February 6, 2018 (LifeSiteNews) – Pope Francis’ recent claim that he never received any victim testimony regarding the complicity of Chilean Bishop Juan Barros in child sex abuse is being called into question after the Associated Press reported that the pope had indeed received a letter about Barros from a victim.

Moreover, the letter was hand-delivered to Pope Francis by none other than Cardinal Sean O’Malley, Archbishop of Boston, according to the AP.

The AP reports that both the author of the letter and members of Francis’ commission on clerical sex abuse told them that “Pope Francis received a victim's letter in 2015 that graphically detailed how a priest sexually abused him and how other Chilean clergy ignored it, contradicting the pope's recent insistence that no victims had come forward to denounce the cover-up.”

The victim’s letter, according to the AP, was taken to Francis by Cardinal O’Malley after the Vatican’s Commission for the Protection of Minors expressed concern to O’Malley over the Barros appointment, and delivered the letter to O’Malley. The agency also claims to have a copy of the letter.

The AP says Cardinal O’Malley’s office declined to comment on its current story, referring inquiries about the matter to the Vatican.

“The day that they bring me proof against Bishop Barros, then I will speak”

The controversy over the delivery of the letter stems from the pope’s recent trip to Chile, where a reporter asked Francis about Barros, who was appointed by the pontiff to lead the Diocese of Osorno in 2015, despite allegations from a number of individuals who say that Barros knew about and even witnessed another priest abusing them.

The priest in question, Fr. Fernando Karadima, was sent off to a forced retirement after the Vatican examined victims’ accusations against him and found them to be credible. He continues to maintain his innocence, as does Barros and other clergy that victims say knew about the abuse.

Francis sparked outrage in Chile when he told the reporter questioning him about the Barros case, “The day that they bring me proof against Bishop Barros, then I will speak. There isn’t a single piece of proof against him. It’s all calumny. Is that clear?”

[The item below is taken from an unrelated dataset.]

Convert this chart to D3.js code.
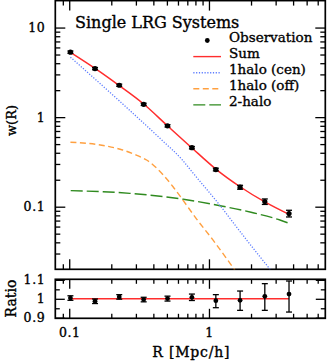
<!DOCTYPE html>
<html>
<head>
<meta charset="utf-8">
<script src="https://cdn.jsdelivr.net/npm/d3@7"></script>
<style>
  html, body { margin: 0; padding: 0; background: #fff; }
  svg { display: block; font-family: "DejaVu Serif", serif; }
  svg text { stroke: #000; stroke-width: 0.35px; }
</style>
</head>
<body>
<div id="chart"></div>
<script>
// --- Data ---
// observed points
const obsR = [0.102, 0.153, 0.228, 0.341, 0.505, 0.755, 1.12, 1.67, 2.51, 3.74];
const obsW = [5.31, 3.48, 2.27, 1.39, 0.80, 0.456, 0.26, 0.165, 0.114, 0.084];
const obsErr = [0.16, 0.10, 0.065, 0.04, 0.024, 0.014, 0.009, 0.0083, 0.008, 0.0072];

// model curves
const sumR = [0.102, 0.153, 0.228, 0.341, 0.505, 0.755, 1.12, 1.67, 2.51, 3.74];
const sumW = [5.29, 3.50, 2.25, 1.40, 0.80, 0.453, 0.263, 0.167, 0.113, 0.082];
const cenR = [0.102, 0.228, 0.459, 0.638, 0.772, 1.166, 1.86, 2.81];
const cenW = [4.67, 1.52, 0.556, 0.339, 0.236, 0.109, 0.0425, 0.019];
const offR = [0.102, 0.183, 0.241, 0.300, 0.358, 0.471, 0.555, 0.655, 0.816, 1.074, 1.535];
const offW = [0.525, 0.477, 0.430, 0.378, 0.332, 0.226, 0.166, 0.117, 0.0728, 0.042, 0.0195];
const twoR = [0.1025, 0.272, 0.655, 1.2, 2.0, 3.22, 3.74];
const twoW = [0.151, 0.141, 0.121, 0.1026, 0.0867, 0.071, 0.0653];

// ratio panel
const ratio = [1.004, 0.987, 1.010, 0.996, 1.001, 1.008, 0.990, 0.992, 1.013, 1.025];
const ratioHi = [1.016, 0.999, 1.022, 1.008, 1.014, 1.025, 1.022, 1.041, 1.080, 1.094];
const ratioLo = [0.992, 0.975, 0.998, 0.984, 0.988, 0.991, 0.953, 0.939, 0.939, 0.930];

// ticks
const xMajor = [0.1, 1];
const xMajorLabels = ["0.1", "1"];
const xMinor = [0.09, 0.2, 0.3, 0.4, 0.5, 0.6, 0.7, 0.8, 0.9, 2, 3, 4, 5, 6];
const yMajor = [0.1, 1, 10];
const yMajorLabels = ["0.1", "1", "10"];
const yMinor = [0.03, 0.04, 0.05, 0.06, 0.07, 0.08, 0.09, 0.2, 0.3, 0.4, 0.5, 0.6, 0.7, 0.8, 0.9, 2, 3, 4, 5, 6, 7, 8, 9];
const rMajor = [0.9, 1, 1.1];
const rMajorLabels = ["0.9", "1", "1.1"];
const rMinor = [0.95, 1.05];

const legendLabels = ["Observation", "Sum", "1halo (cen)", "1halo (off)", "2-halo"];

// --- Layout ---
const width = 327, height = 361;
const left = 55.3, right = 325.3;
const mainTop = 0.6, mainBottom = 269.3;
const ratTop = 279.3, ratBottom = 318.3;

const colors = { sum: "#ff2d2d", cen: "#5c7cff", off: "#ffa040", two: "#2f8a1f" };

const x = d3.scaleLog().domain([0.0795, 6.8]).range([left, right]);
const y = d3.scaleLog().domain([0.02, 20]).range([mainBottom, mainTop]);
const yr = d3.scaleLinear().domain([0.897, 1.103]).range([ratBottom, ratTop]);

const svg = d3.select("#chart").append("svg")
  .attr("width", width)
  .attr("height", height);

svg.append("defs").append("clipPath")
  .attr("id", "clipMain")
  .append("rect")
  .attr("x", left).attr("y", mainTop)
  .attr("width", right - left).attr("height", mainBottom - mainTop);

// --- Axes helper ---
function drawTicks(g, axisFn, scale, values, size, labels, pad) {
  const ax = axisFn(scale)
    .tickValues(values)
    .tickSizeInner(-size)
    .tickSizeOuter(0)
    .tickPadding(pad || 0)
    .tickFormat((d, i) => labels ? labels[i] : "");
  g.call(ax);
  g.select(".domain").remove();
  g.selectAll(".tick line").attr("stroke", "#000").attr("stroke-width", 1.3);
  g.selectAll(".tick text")
    .attr("fill", "#000")
    .style("font-family", "DejaVu Serif")
    .style("font-size", "12.5px")
    .style("letter-spacing", "0.6px");
}

function panelAxes(top, bottom, yScale, major, majorLabels, minor, majLen, minLen, showX) {
  // bottom
  drawTicks(svg.append("g").attr("transform", `translate(0,${bottom})`), d3.axisBottom, x, xMajor, majLen, showX ? xMajorLabels : null, 9.5);
  drawTicks(svg.append("g").attr("transform", `translate(0,${bottom})`), d3.axisBottom, x, xMinor, minLen, null);
  // top
  drawTicks(svg.append("g").attr("transform", `translate(0,${top})`), d3.axisTop, x, xMajor, majLen, null);
  drawTicks(svg.append("g").attr("transform", `translate(0,${top})`), d3.axisTop, x, xMinor, minLen, null);
  // left
  drawTicks(svg.append("g").attr("transform", `translate(${left},0)`), d3.axisLeft, yScale, major, majLen, majorLabels, 10);
  drawTicks(svg.append("g").attr("transform", `translate(${left},0)`), d3.axisLeft, yScale, minor, minLen, null);
  // right
  drawTicks(svg.append("g").attr("transform", `translate(${right},0)`), d3.axisRight, yScale, major, majLen, null);
  drawTicks(svg.append("g").attr("transform", `translate(${right},0)`), d3.axisRight, yScale, minor, minLen, null);

  svg.append("rect")
    .attr("x", left).attr("y", top)
    .attr("width", right - left).attr("height", bottom - top)
    .attr("fill", "none")
    .attr("stroke", "#000")
    .attr("stroke-width", 1.7);
}

panelAxes(mainTop, mainBottom, y, yMajor, yMajorLabels, yMinor, 10, 5, false);
panelAxes(ratTop, ratBottom, yr, rMajor, rMajorLabels, rMinor, 9.5, 4.5, true);

// --- Main panel curves ---
const plot = svg.append("g").attr("clip-path", "url(#clipMain)");

const line = d3.line()
  .x(d => x(d[0]))
  .y(d => y(d[1]))
  .curve(d3.curveMonotoneX);

function drawCurve(R, W, color, dash, widthPx) {
  plot.append("path")
    .datum(R.map((r, i) => [r, W[i]]))
    .attr("d", line)
    .attr("fill", "none")
    .attr("stroke", color)
    .attr("stroke-width", widthPx)
    .attr("stroke-dasharray", dash);
}

drawCurve(twoR, twoW, colors.two, "12,4", 1.4);
drawCurve(offR, offW, colors.off, "6,3.5", 1.4);
drawCurve(cenR, cenW, colors.cen, "1.2,1.6", 1.3);
drawCurve(sumR, sumW, colors.sum, null, 1.5);

// observed points with error bars
const obs = obsR.map((r, i) => ({ r: r, w: obsW[i], e: obsErr[i] }));
const obsG = svg.append("g");
obs.forEach(d => {
  const cx = x(d.r);
  const y0 = y(d.w - d.e), y1 = y(d.w + d.e);
  obsG.append("line").attr("x1", cx).attr("x2", cx).attr("y1", y0).attr("y2", y1)
    .attr("stroke", "#000").attr("stroke-width", 1.3);
  [y0, y1].forEach(yy => {
    obsG.append("line").attr("x1", cx - 3).attr("x2", cx + 3).attr("y1", yy).attr("y2", yy)
      .attr("stroke", "#000").attr("stroke-width", 1.3);
  });
  obsG.append("circle").attr("cx", cx).attr("cy", y(d.w)).attr("r", 2.6).attr("fill", "#000");
});

// --- Ratio panel ---
svg.append("line")
  .attr("x1", x(0.1)).attr("x2", x(obsR[obsR.length - 1]))
  .attr("y1", yr(1)).attr("y2", yr(1))
  .attr("stroke", colors.sum)
  .attr("stroke-width", 1.5);

const ratG = svg.append("g");
obsR.forEach((r, i) => {
  const cx = x(r);
  const y0 = yr(ratioLo[i]), y1 = yr(ratioHi[i]);
  ratG.append("line").attr("x1", cx).attr("x2", cx).attr("y1", y0).attr("y2", y1)
    .attr("stroke", "#000").attr("stroke-width", 1.3);
  [y0, y1].forEach(yy => {
    ratG.append("line").attr("x1", cx - 3).attr("x2", cx + 3).attr("y1", yy).attr("y2", yy)
      .attr("stroke", "#000").attr("stroke-width", 1.3);
  });
  ratG.append("circle").attr("cx", cx).attr("cy", yr(ratio[i])).attr("r", 2.4).attr("fill", "#000");
});

// --- Title & legend ---
svg.append("text")
  .attr("x", 75).attr("y", 28)
  .style("font-size", "16px")
  .text("Single LRG Systems");

const legY = [41.7, 57.8, 73.9, 90, 106.1];
const legStyles = [
  null,
  { color: colors.sum, dash: null },
  { color: colors.cen, dash: "1.2,1.6" },
  { color: colors.off, dash: "6,3.5" },
  { color: colors.two, dash: "12,4" }
];
legendLabels.forEach((lab, i) => {
  if (i === 0) {
    svg.append("circle").attr("cx", 207.3).attr("cy", legY[i] - 1.2).attr("r", 2.4).attr("fill", "#000");
  } else {
    svg.append("line")
      .attr("x1", 193.3).attr("x2", 221)
      .attr("y1", legY[i] - 1.2).attr("y2", legY[i] - 1.2)
      .attr("stroke", legStyles[i].color)
      .attr("stroke-width", 1.4)
      .attr("stroke-dasharray", legStyles[i].dash);
  }
  svg.append("text")
    .attr("x", 229).attr("y", legY[i])
    .style("font-size", "13.5px")
    .text(lab);
});

// --- Axis titles ---
svg.append("text")
  .attr("transform", "translate(15.5,120.5) rotate(-90)")
  .attr("text-anchor", "middle")
  .style("font-size", "13px")
  .text("w(R)");

svg.append("text")
  .attr("transform", "translate(15.5,298.5) rotate(-90)")
  .attr("text-anchor", "middle")
  .style("font-size", "14px")
  .text("Ratio");

svg.append("text")
  .attr("x", 191.3).attr("y", 357)
  .attr("text-anchor", "middle")
  .style("font-size", "14px")
  .style("letter-spacing", "0.8px")
  .text("R [Mpc/h]");
</script>
</body>
</html>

Pope Francis’ statement was denounced in the Chilean media, as well as by Cardinal O’Malley, who said “it is understandable that Pope Francis’ statements yesterday in Santiago, Chile were a source of great pain for survivors of sexual abuse by clergy or any other perpetrator,” and added that the pope’s words “abandon those who have suffered reprehensible criminal violations of their human dignity and relegate survivors to discredited exile.”

During a press conference on the return flight to Rome on January 21, Pope Francis partially apologized for denying the evidence provided by the testimony of victims but claimed that he had not received any such testimony from them himself. He repeated that such unsupported accusations are “slander.”

“Slander, yes, when one says pertinaciously, without evidence, that you have done this, that this person has done this, this is slander … ” said Francis.

“But it is the victims who say it,” a reporter responded.

“I did not hear from any Barros victims,” Francis replied.

“There are victims of Karadima (the priest accused of the abuse) who say that Barros was there,” the reporter said.

“They did not come, they did not give the evidence for the trial. This is a bit vague, it's something that can’t be taken up,” said Francis, adding, “You, with good will, tell me there are some victims, but I have not seen them because they did not present themselves.”

The pope has continued to implement damage control after his return to Rome, declaring his intention to send the Archbishop of Malta, Charles J. Scicluna, to Chile to investigate further.

Thus far, the Holy See’s press office has not released a statement on the AP story.